オールドマネー。ホンモノの時代か。

 ファッション業界で、この数ヶ月非常にしばしば「オールドマネー」というキーワードを見聞きする。

 直訳すると「古いお金」だが、先祖から引き継いだ財産すなわち親の代からお金持ちという意味の言葉。

 ファッションカテゴリで使われる場合、グレート・ギャツビーで言うとブキャナン家のような生粋のお金持ちファッションを指す。

 古典的なところでは、オックスフォードまたはケンブリッジなどの名門大出で、知性と育ちに裏付けられたファッション。言葉もオックスブリッジアクセントで的な。

 ウマで言う「サラブレット」が近い言葉か。

 それに対しギャツビーは今で言えば「ニューリッチ」で、“成り上がり”と言うとどこか安っぽいが、常に時代は新陳代謝を繰り返しているから、どっちがイイというわけでもなく。

 私はサラリーマンの家で育ったので実質ニューリッチ側だが、他人からは貴族だ王子だ伯爵だ(イングヴェイじゃない(笑))とオールドマネー側のイメージを持たれている。堅いファッションのせいもあるだろう。

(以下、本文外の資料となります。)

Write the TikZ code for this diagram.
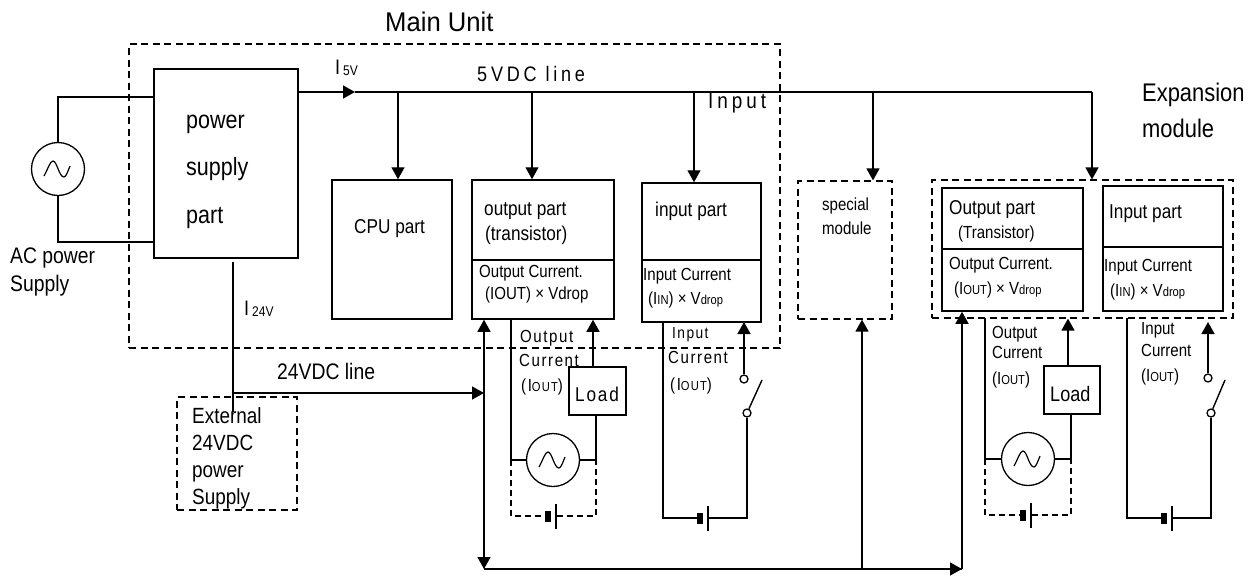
\documentclass[tikz,border=0pt]{standalone}
\usepackage{fontspec}
\setmainfont[FakeStretch=0.86]{Liberation Sans}
\newfontfamily\gapfont[LetterSpace=9,FakeStretch=0.86]{Liberation Sans}
\newfontfamily\widefont[LetterSpace=18,FakeStretch=0.86]{Liberation Sans}
\newfontfamily\titlefont[FakeStretch=0.95]{Liberation Sans}
\usetikzlibrary{arrows.meta}
\newcommand{\fs}[1]{\fontsize{#1}{#1}\selectfont}
\newcommand{\sub}[1]{{\fs{13}#1}}
\tikzset{
	wire/.style={line width=1.4pt},
	feed/.style={wire,-{Triangle[length=12pt,width=13pt]}},
	dashwire/.style={line width=1.1pt,dash pattern=on 6pt off 4pt},
	frame/.style={draw,line width=1.2pt,dash pattern=on 7pt off 4.5pt,inner sep=0pt},
	part/.style={draw,line width=1.5pt,inner sep=0pt},
	acsrc/.style={draw,circle,line width=1.3pt,minimum size=53pt,inner sep=0pt},
	contact/.style={draw,circle,line width=1.3pt,fill=white,minimum size=8pt,inner sep=0pt},
	plate/.style={fill=black,minimum width=6pt,minimum height=11pt,inner sep=0pt},
	thinplate/.style={fill=black,minimum width=1.4pt,minimum height=25pt,inner sep=0pt},
	lbl/.style={anchor=west,inner sep=0pt,font=\fs{#1},text height=.72*#1pt,text depth=0pt},
	big/.style={lbl=25},
	mid/.style={lbl=20},
	small/.style={lbl=17.5},
	gap/.style={lbl=17.5,font=\gapfont\fs{17.5}}
}
\newcommand{\wave}[1]{
	\begin{scope}[shift={(#1.center)}]
		\draw [line width=1.2pt] (-14,7) .. controls (-10,0) and (-8,-8) .. (-5,-8) .. controls (-1,-8) and (1,8) .. (6,8) .. controls (8,8) and (10,2) .. (12,-3);
	\end{scope}
}
\newcommand{\battery}[3]{
	\node [plate] at (#2,#3) (#1a) {};
	\node [thinplate] at (#2+8,#3) (#1b) {};
}
\begin{document}
\begin{tikzpicture}[x=1pt,y=-1pt]
	\useasboundingbox (0,0) rectangle (1248,579);
	% frames
	\node [frame,minimum width=651pt,minimum height=304pt] at (454.5,196) (mainframe) {};
	\node [frame,minimum width=94pt,minimum height=138pt] at (845,250) (special) {};
	\node [frame,minimum width=301pt,minimum height=138pt] at (1082.5,249) (expframe) {};
	\node [frame,minimum width=120pt,minimum height=113pt] at (237,453.5) (external) {};
	% main unit parts
	\node [part,minimum width=144pt,minimum height=189pt] at (226,163.5) (power) {};
	\node [part,minimum width=120pt,minimum height=139pt] at (392,249.5) (cpu) {};
	\node [part,minimum width=142pt,minimum height=139pt] at (543,249.5) (outpart) {};
	\node [part,minimum width=119pt,minimum height=139pt] at (701.5,252.5) (inpart) {};
	\node [part,minimum width=141pt,minimum height=123pt] at (1012.5,249.5) (outexp) {};
	\node [part,minimum width=120pt,minimum height=125pt] at (1163,248.5) (inexp) {};
	\node [part,minimum width=57pt,minimum height=48pt] at (597.5,391) (load) {};
	\node [part,minimum width=56pt,minimum height=48pt] at (1072,390) (loadexp) {};
	\draw [wire] (outpart.west |- 0,260) -- (outpart.east |- 0,260);
	\draw [wire] (inpart.west |- 0,260) -- (inpart.east |- 0,260);
	\draw [wire] (outexp.west |- 0,249) -- (outexp.east |- 0,249);
	\draw [wire] (inexp.west |- 0,247) -- (inexp.east |- 0,247);
	% ac sources
	\foreach \n/\i/\j in {acmain/58/169, acout/553/460, acexp/1028/459}{
		\node [acsrc] at (\i,\j) (\n) {};
		\wave{\n}
	}
	\coordinate (actop) at (58,97);
	\coordinate (acbot) at (58,242);
	\draw [wire] (acmain) -- (actop) -- (actop -| power.west);
	\draw [wire] (acmain) -- (acbot) -- (acbot -| power.west);
	% 5V line
	\coordinate (line5v) at (298,92);
	\coordinate (mark5v) at (355,92);
	\coordinate (end5v) at (1092,92);
	\draw [feed] (line5v) -- (mark5v);
	\draw [wire] (mark5v) -- (end5v);
	\draw [feed] (end5v) -- (end5v |- expframe.north);
	\foreach \n/\i in {cpu/398, outpart/532, inpart/694, special/873}{
		\coordinate (tap\n) at (\i,92);
		\draw [feed] (tap\n) -- (tap\n |- \n.north);
	}
	% 24V line
	\coordinate (top24v) at (233,262);
	\coordinate (low24v) at (233,412);
	\coordinate (mid24v) at (233,393);
	\coordinate (bus24v) at (484,393);
	\draw [wire] (top24v) -- (low24v);
	\draw [feed] (mid24v) -- (bus24v);
	% return bus
	\coordinate (busa) at (484,569);
	\coordinate (busb) at (862,569);
	\coordinate (busc) at (962,569);
	\draw [wire] (busa) -- (busc);
	\draw [feed] (busb) -- (busc);
	\draw [feed] (bus24v) -- (busa);
	\draw [feed] (bus24v) -- (bus24v |- outpart.south);
	\draw [feed] (busb) -- (busb |- special.south);
	\draw [feed] (busc) -- (busc |- outexp.south);
	% output circuits
	\foreach \n/\a/\b/\c/\d/\e/\t/\l in {acout/511/596/460/516/548/319/load, acexp/985/1071/459/515/1023/318/loadexp}{
		\coordinate (\n l) at (\a,\c);
		\coordinate (\n r) at (\b,\c);
		\coordinate (\n dl) at (\a,\d);
		\coordinate (\n dr) at (\b,\d);
		\coordinate (\n t) at (\a,\t);
		\battery{\n bat}{\e}{\d}
		\draw [wire] (\n t) -- (\n l) -- (\n);
		\draw [wire] (\n) -- (\n r) -- (\n r |- \l.south);
		\draw [dashwire] (\n l) -- (\n dl) -- (\n bata);
		\draw [dashwire] (\n batb) -- (\n dr) -- (\n r);
	}
	\coordinate (loadup) at (593,367);
	\coordinate (loadupexp) at (1068,366);
	\draw [feed] (loadup) -- (loadup |- outpart.south);
	\draw [feed] (loadupexp) -- (loadupexp |- expframe.south);
	% input circuits
	\foreach \n/\a/\b/\c/\d/\t/\e/\f/\g/\h in {swin/663/747/518/700/322/744/379/762/322, swexp/1127/1211/518/1164/318/1208/378/1225/322}{
		\coordinate (\n t) at (\a,\t);
		\coordinate (\n bl) at (\a,\c);
		\coordinate (\n br) at (\b,\c);
		\battery{\n bat}{\d}{\c}
		\node [contact] at (\b,413) (\n low) {};
		\node [contact] at (\e,\f) (\n up) {};
		\coordinate (\n arm) at (\g,380);
		\coordinate (\n in) at (\e,\h);
		\draw [wire] (\n t) -- (\n bl) -- (\n bata);
		\draw [wire] (\n batb) -- (\n br) -- (\n low);
		\draw [wire] (\n low) -- (\n arm);
		\draw [feed] (\n up) -- (\n in);
	}
	% titles
	\node [lbl=27,font=\titlefont\fs{27}] at (385,22) (mainlbl) {Main Unit};
	\node [lbl=25.5] at (1142,92) (explbl) {Expansion};
	\node [lbl=25.5] at (1142,128) (modlbl) {module};
	\node [lbl=22.5] at (10,255) (aclbl) {AC power};
	\node [lbl=22.5] at (10,283) (acsup) {Supply};
	\foreach \i/\j/\t in {119/a/power, 166/b/supply, 214/c/part}{
		\node [big] at (186,\i) (pw\j) {\t};
	}
	\node [mid] at (354,226) (cpulbl) {CPU part};
	\node [lbl=21] at (335,67) (i5) {I};
	\node [lbl=14] at (343,70) (i5sub) {5V};
	\node [lbl=21] at (244,308) (i24) {I};
	\node [lbl=14] at (252,311) (i24sub) {24V};
	\node [lbl=21,font=\widefont\fs{21}] at (477,74) (line5lbl) {5VDC line};
	\node [lbl=22,font=\widefont\fs{22}] at (708,101) (inputlbl) {Input};
	\node [lbl=22.5] at (277,371) (line24lbl) {24VDC line};
	\foreach \i/\j/\t in {416/a/External, 443/b/24VDC, 470/c/power, 497/d/Supply}{
		\node [lbl=22] at (192,\i) (ext\j) {\t};
	}
	% main unit part texts
	\node [mid] at (484,208) (outa) {output part};
	\node [mid] at (485,233) (outb) {(transistor)};
	\node [small] at (479,271) (outc) {Output Current.};
	\node [small] at (485,293) (outd) {(IOUT) × Vdrop};
	\node [mid] at (655,209) (ina) {input part};
	\node [small] at (643,274) (inb) {Input Current};
	\node [small] at (648,298) (inc) {(I\sub{IN}) × V\sub{drop}};
	\node [gap] at (520,336) (oa) {Output};
	\node [gap] at (519,360) (ob) {Current};
	\node [gap] at (521,385) (oc) {(I\sub{OUT})};
	\node [lbl=20,font=\gapfont\fs{20}] at (575,394) (loadlbl) {Load};
	\node [lbl=16,font=\gapfont\fs{16}] at (672,333) (ia) {Input};
	\node [gap] at (668,357) (ib) {Current};
	\node [gap] at (670,384) (ic) {(I\sub{OUT})};
	% special and expansion texts
	\node [small] at (822,204) (spa) {special};
	\node [small] at (822,228) (spb) {module};
	\node [mid] at (949,207) (exa) {Output part};
	\node [small] at (958,232) (exb) {(Transistor)};
	\node [small] at (949,263) (exc) {Output Current.};
	\node [small] at (954,288) (exd) {(I\sub{OUT}) × V\sub{drop}};
	\node [mid] at (1109,211) (exe) {Input part};
	\node [small] at (1104,265) (exf) {Input Current};
	\node [small] at (1110,290) (exg) {(I\sub{IN}) × V\sub{drop}};
	\node [small] at (992,332) (eoa) {Output};
	\node [small] at (992,352) (eob) {Current};
	\node [small] at (992,378) (eoc) {(I\sub{OUT})};
	\node [lbl=21] at (1050,394) (loadexplbl) {Load};
	\node [small] at (1141,328) (eia) {Input};
	\node [small] at (1141,350) (eib) {Current};
	\node [small] at (1141,375) (eic) {(I\sub{OUT})};
\end{tikzpicture}
\end{document}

 色使いなどから先進的な印象を持つ人もいるが、イマドキ上着なしでは女性と食事しない(できない)という希に見る堅物(笑)で、3ピースにネクタイ+懐中時計とか、カマーバンドに蝶ネクタイがユニフォームと言っていいほど。

 ということからオールドマネーファッションの流行は、私にとっては都合の良い流れ。

 アメリカはドナルド・トランプ政権時代に、「エスタブリッシュメント」(支配階級、特権階級)を毛嫌する流れが一瞬生じ、それ以降ロックな方向に向かいそうな気配がありながら、なぜにここにきてファッションという若者へのメッセージ性の強い業界で“オールドマネー”がもてはやされるのか。

 非常に興味深い。

 私が思うに、本物を求める時代。

 SNSの虚像の時代が10年ちょっと続き、皆が飽きてうんざりしてきたところにホンモノを求める流れが生じたのならば必然だろう。

 SNSは言ったもん勝ち、やったもん勝ちの世界で、フタを開けてみたら中身も実力も才能もないというまがい物がほとんど。そんな中で頭1個出たりしようものなら勝ち組だと勘違いしやすいものだが、低い偏差値集団の中で頭1個出ても平均くらいでしかない。

 そういうのに世間は疲れている気がする。

 というわけで、これからは淘汰の時代なのかなと思う。ホンモノを求めたらニセモノが排除されるから。

 同時にスーツはこのままテーラーでいこうと思った次第。プレタポルテにはプレタポルテの良さがあるが、高級であっても既製服は既製服。デザインや実用性面でいろんな要素(多様性)を取り込み過ぎて、私には無駄が多くなっている。

 シャンパン、フレンチ、コニャック、葉巻に最適化されていればそれでいい(笑)。